Penn State was passed over yesterday for a BCS bowl invitation, but that didn't bother Joe Paterno in the least. After all, the Nittany Lions' iconic head coach has 17 grandchildren.

In his discussions with them (the oldest is 14), they made it clear that Orlando was the desired destination. And the Lions got that when they were invited to the Capital One Bowl at Florida Citrus Bowl Stadium on Jan. 1 against Louisiana State.

"They kept bugging me," Paterno, who celebrates his 83d birthday on Dec. 20, said last night on a conference call with reporters. "They wanted to go to the Peabody Hotel and see the ducks. They wanted to go to Disney World and Sea World.

"This is going to be a great game. Our guys are excited. I'm excited. We are playing a good opponent in LSU. It's going to be a fun game for us."

The Nittany Lions (10-2) were hopeful of getting a BCS bid over Iowa, but the result of their head-to-head matchup on Sept. 26 - a 21-10 loss to the Hawkeyes at Beaver Stadium - proved too much to overcome. Iowa finished 10th in the final BCS standings, three rungs above Penn State.

A BCS bowl pays $17 million to each team. The Capital One Bowl will pay an estimated $4.25 million. But in the Big Ten, after a set amount for team expenses is taken out, the 11 member schools divide bowl revenue for all teams equally.
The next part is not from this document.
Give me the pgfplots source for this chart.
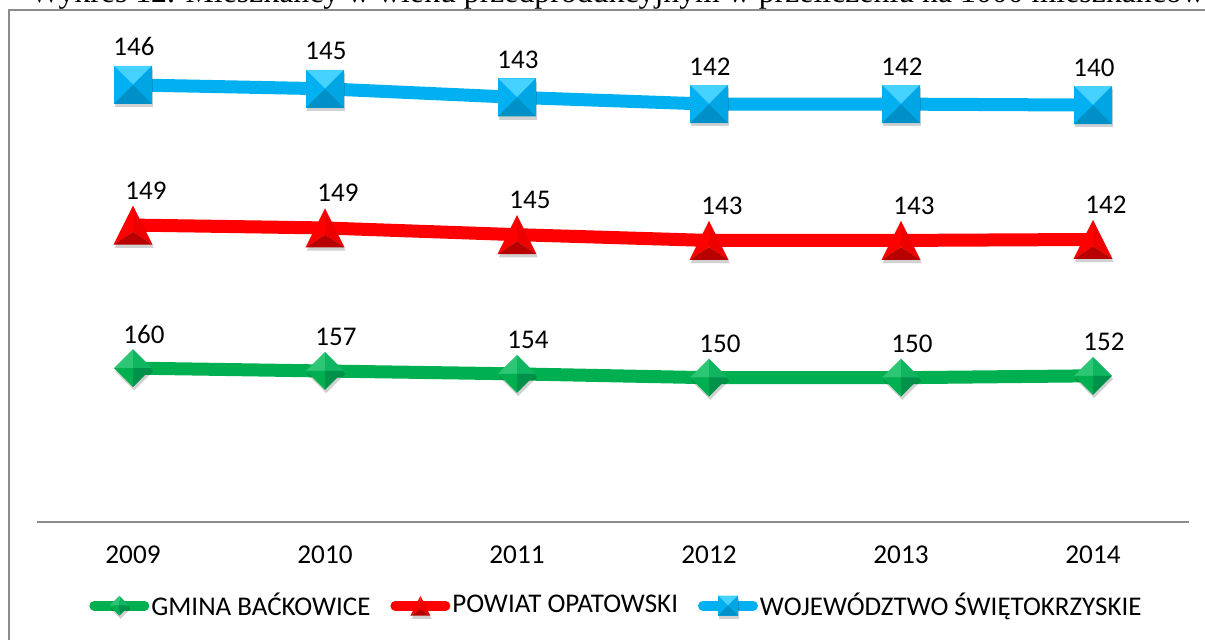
\documentclass[border=0pt]{standalone}
\usepackage{pgfplots}
\pgfplotsset{compat=1.18}
\usepackage{fontspec}
\setmainfont{Carlito}
\newfontfamily\titlefont{Liberation Serif}
\definecolor{axgray}{HTML}{8C8C8C}
\definecolor{gbase}{HTML}{00B050}
\definecolor{glight}{HTML}{2CC674}
\definecolor{gmid}{HTML}{0FB560}
\definecolor{gdark}{HTML}{00914A}
\definecolor{rbase}{HTML}{FF0000}
\definecolor{rmid}{HTML}{EE0000}
\definecolor{rdark}{HTML}{B80000}
\definecolor{bbase}{HTML}{00B0F0}
\definecolor{blight}{HTML}{45D2FF}
\definecolor{bmid}{HTML}{00A6E4}
\definecolor{bdark}{HTML}{0090C8}

\newcommand\mr{\pgfplotmarksize}
\newcommand\mkshadow[1]{%
  #1\pgfsetfillcolor{black}\pgfsetfillopacity{0.18}\pgfusepath{fill}\pgfsetfillopacity{1}}
\newcommand\tri[4]{%
  \pgfpathmoveto{#1}\pgfpathlineto{#2}\pgfpathlineto{#3}\pgfpathclose
  \pgfsetfillcolor{#4}\pgfusepath{fill}}

\pgfdeclareplotmark{bsq}{%
  \mkshadow{\pgfpathrectangle{\pgfpoint{-\mr+0.6pt}{-\mr-1.6pt}}{\pgfpoint{2*\mr}{2*\mr}}}%
  \pgfpathrectangle{\pgfpoint{-\mr}{-\mr}}{\pgfpoint{2*\mr}{2*\mr}}\pgfsetfillcolor{bbase}\pgfusepath{fill}%
  \tri{\pgfpoint{-\mr}{\mr}}{\pgfpoint{\mr}{\mr}}{\pgfpointorigin}{blight}%
  \tri{\pgfpoint{-\mr}{\mr}}{\pgfpoint{-\mr}{-\mr}}{\pgfpointorigin}{bbase}%
  \tri{\pgfpoint{\mr}{\mr}}{\pgfpoint{\mr}{-\mr}}{\pgfpointorigin}{bmid}%
  \tri{\pgfpoint{-\mr}{-\mr}}{\pgfpoint{\mr}{-\mr}}{\pgfpointorigin}{bdark}%
}
\pgfdeclareplotmark{btri}{%
  \mkshadow{\pgfpathmoveto{\pgfpoint{0.6pt}{\mr-1.6pt}}\pgfpathlineto{\pgfpoint{-\mr+0.6pt}{-\mr-1.6pt}}\pgfpathlineto{\pgfpoint{\mr+0.6pt}{-\mr-1.6pt}}\pgfpathclose}%
  \tri{\pgfpoint{0pt}{\mr}}{\pgfpoint{-\mr}{-\mr}}{\pgfpoint{0pt}{-0.35*\mr}}{rbase}%
  \tri{\pgfpoint{0pt}{\mr}}{\pgfpoint{\mr}{-\mr}}{\pgfpoint{0pt}{-0.35*\mr}}{rmid}%
  \tri{\pgfpoint{-\mr}{-\mr}}{\pgfpoint{\mr}{-\mr}}{\pgfpoint{0pt}{-0.35*\mr}}{rdark}%
}
\pgfdeclareplotmark{bdia}{%
  \mkshadow{\pgfpathmoveto{\pgfpoint{0.6pt}{\mr-1.6pt}}\pgfpathlineto{\pgfpoint{\mr+0.6pt}{-1.6pt}}\pgfpathlineto{\pgfpoint{0.6pt}{-\mr-1.6pt}}\pgfpathlineto{\pgfpoint{-\mr+0.6pt}{-1.6pt}}\pgfpathclose}%
  \tri{\pgfpoint{0pt}{\mr}}{\pgfpoint{-\mr}{0pt}}{\pgfpointorigin}{glight}%
  \tri{\pgfpoint{0pt}{\mr}}{\pgfpoint{\mr}{0pt}}{\pgfpointorigin}{gmid}%
  \tri{\pgfpoint{0pt}{-\mr}}{\pgfpoint{-\mr}{0pt}}{\pgfpointorigin}{gbase}%
  \tri{\pgfpoint{0pt}{-\mr}}{\pgfpoint{\mr}{0pt}}{\pgfpointorigin}{gdark}%
}

\begin{document}
\begin{tikzpicture}
\useasboundingbox (0,0) rectangle (602.5pt,-319.5pt);
\node[anchor=base west, inner sep=0pt, font=\titlefont\fontsize{15.9}{18}\selectfont] at (15pt,-1.3pt)
  {Wykres 12. Mieszkańcy w wieku przedprodukcyjnym w przeliczeniu na 1000 mieszkańców};
\draw[axgray, line width=1pt] (4.5pt,-5pt) rectangle (650pt,-380pt);
\begin{axis}[
  at={(18.5pt,-260.85pt)}, anchor=south west,
  scale only axis, width=576pt, height=240pt,
  xmin=-0.5, xmax=5.5, ymin=0, ymax=500,
  axis y line=none, axis x line*=bottom,
  x axis line style={draw=axgray, line width=1pt},
  xtick={0,1,2,3,4,5}, xticklabels={2009,2010,2011,2012,2013,2014},
  major tick length=0pt, ytick=\empty,
  xticklabel style={anchor=base, yshift=-21pt, font=\fontsize{13.6}{16}\selectfont},
  clip=false,
  stack plots=y,
  point meta=rawy,
  nodes near coords={\pgfmathprintnumber[assume math mode=true]{\pgfplotspointmeta}},
  every node near coord/.append style={anchor=base, inner sep=0pt, text=black, font=\fontsize{13.5}{16}\selectfont},
  legend columns=3,
  legend style={draw=none, fill=none, at={(0.503,-0.175)}, anchor=center,
    font=\fontsize{13.5}{16}\selectfont, nodes={inner sep=1pt},
    /tikz/every even column/.append style={column sep=9pt}},
  legend image code/.code={\draw[#1, line width=4.8pt, line cap=round, mark size=5pt, mark repeat=2, mark phase=2]
     plot coordinates {(2.4pt,0pt) (15pt,0pt) (27.6pt,0pt)};},
]
\addplot[gbase, line width=6.5pt, line join=round, mark=bdia, mark size=9.5pt,
  every node near coord/.append style={xshift=5.5pt, yshift=12.5pt}]
  coordinates {(0,160) (1,157) (2,154) (3,150) (4,150) (5,152)};
\addlegendentry{GMINA BAĆKOWICE}
\addplot[rbase, line width=6.5pt, line join=round, mark=btri, mark size=9.75pt,
  every node near coord/.append style={xshift=6.5pt, yshift=13pt}]
  coordinates {(0,149) (1,149) (2,145) (3,143) (4,143) (5,142)};
\addlegendentry{POWIAT OPATOWSKI}
\addplot[bbase, line width=6.5pt, line join=round, mark=bsq, mark size=9.5pt,
  every node near coord/.append style={xshift=0.5pt, yshift=14.5pt}]
  coordinates {(0,146) (1,145) (2,143) (3,142) (4,142) (5,140)};
\addlegendentry{WOJEWÓDZTWO ŚWIĘTOKRZYSKIE}
\end{axis}
\end{tikzpicture}
\end{document}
"The only thing important to me, as far as our football team was concerned, was that we go somewhere where we could have a good time, a place our fans could go to, and have a really good opponent," Paterno said. "All those things worked out for us. You could put a BCS in front of it or a BCS behind it. It didn't bother me at all."

This will be Penn State's 42d bowl game, its 36th with Paterno as head coach. Paterno, who has 393 career victories, is 23-11-1 in bowl games, with a 16-7 mark in New Year's Day games.

The game against LSU will mark only the second meeting between the two traditional football powers. Their other contest was the 1974 Orange Bowl, the final collegiate game for Heisman Trophy winner John Cappelletti, where the Lions took a 16-7 victory to finish 12-0.

When he was a Penn State assistant, Paterno said he used to hang out at coaches' conventions with LSU assistant Paul Dietzel, who, like Paterno, eventually was promoted to head coach. They talked about scheduling each other, but it never worked out.

Paterno said he watches today's Tigers whenever he can.

"I look at some of the things they do on defense and some of the things they do on offense," he said. "I know a little bit more about them than I would somebody else. I watch them because they've been successful. We're all copycats, and I'll find something I like from them and put it in."

The Tigers, who finished 12th in the BCS, went 9-3 this season, but two of their losses were to then-No. 1 Florida (13-3) and then-No. 2 Alabama (24-15). Their other defeat came at the hands of Mississippi.

LSU coach Les Miles was an assistant at Michigan when Penn State joined the Big Ten in 1993. The Wolverines visited Beaver Stadium that season, and Miles called it "a very fond memory."

"We recognize Coach Paterno is one of the great coaches of all time," Miles said in a conference call. "He will have his Penn State team trained and prepared as well as any. Having seen them in the Big Ten, we recognize it will be a very physical contest. It will be a challenge for us."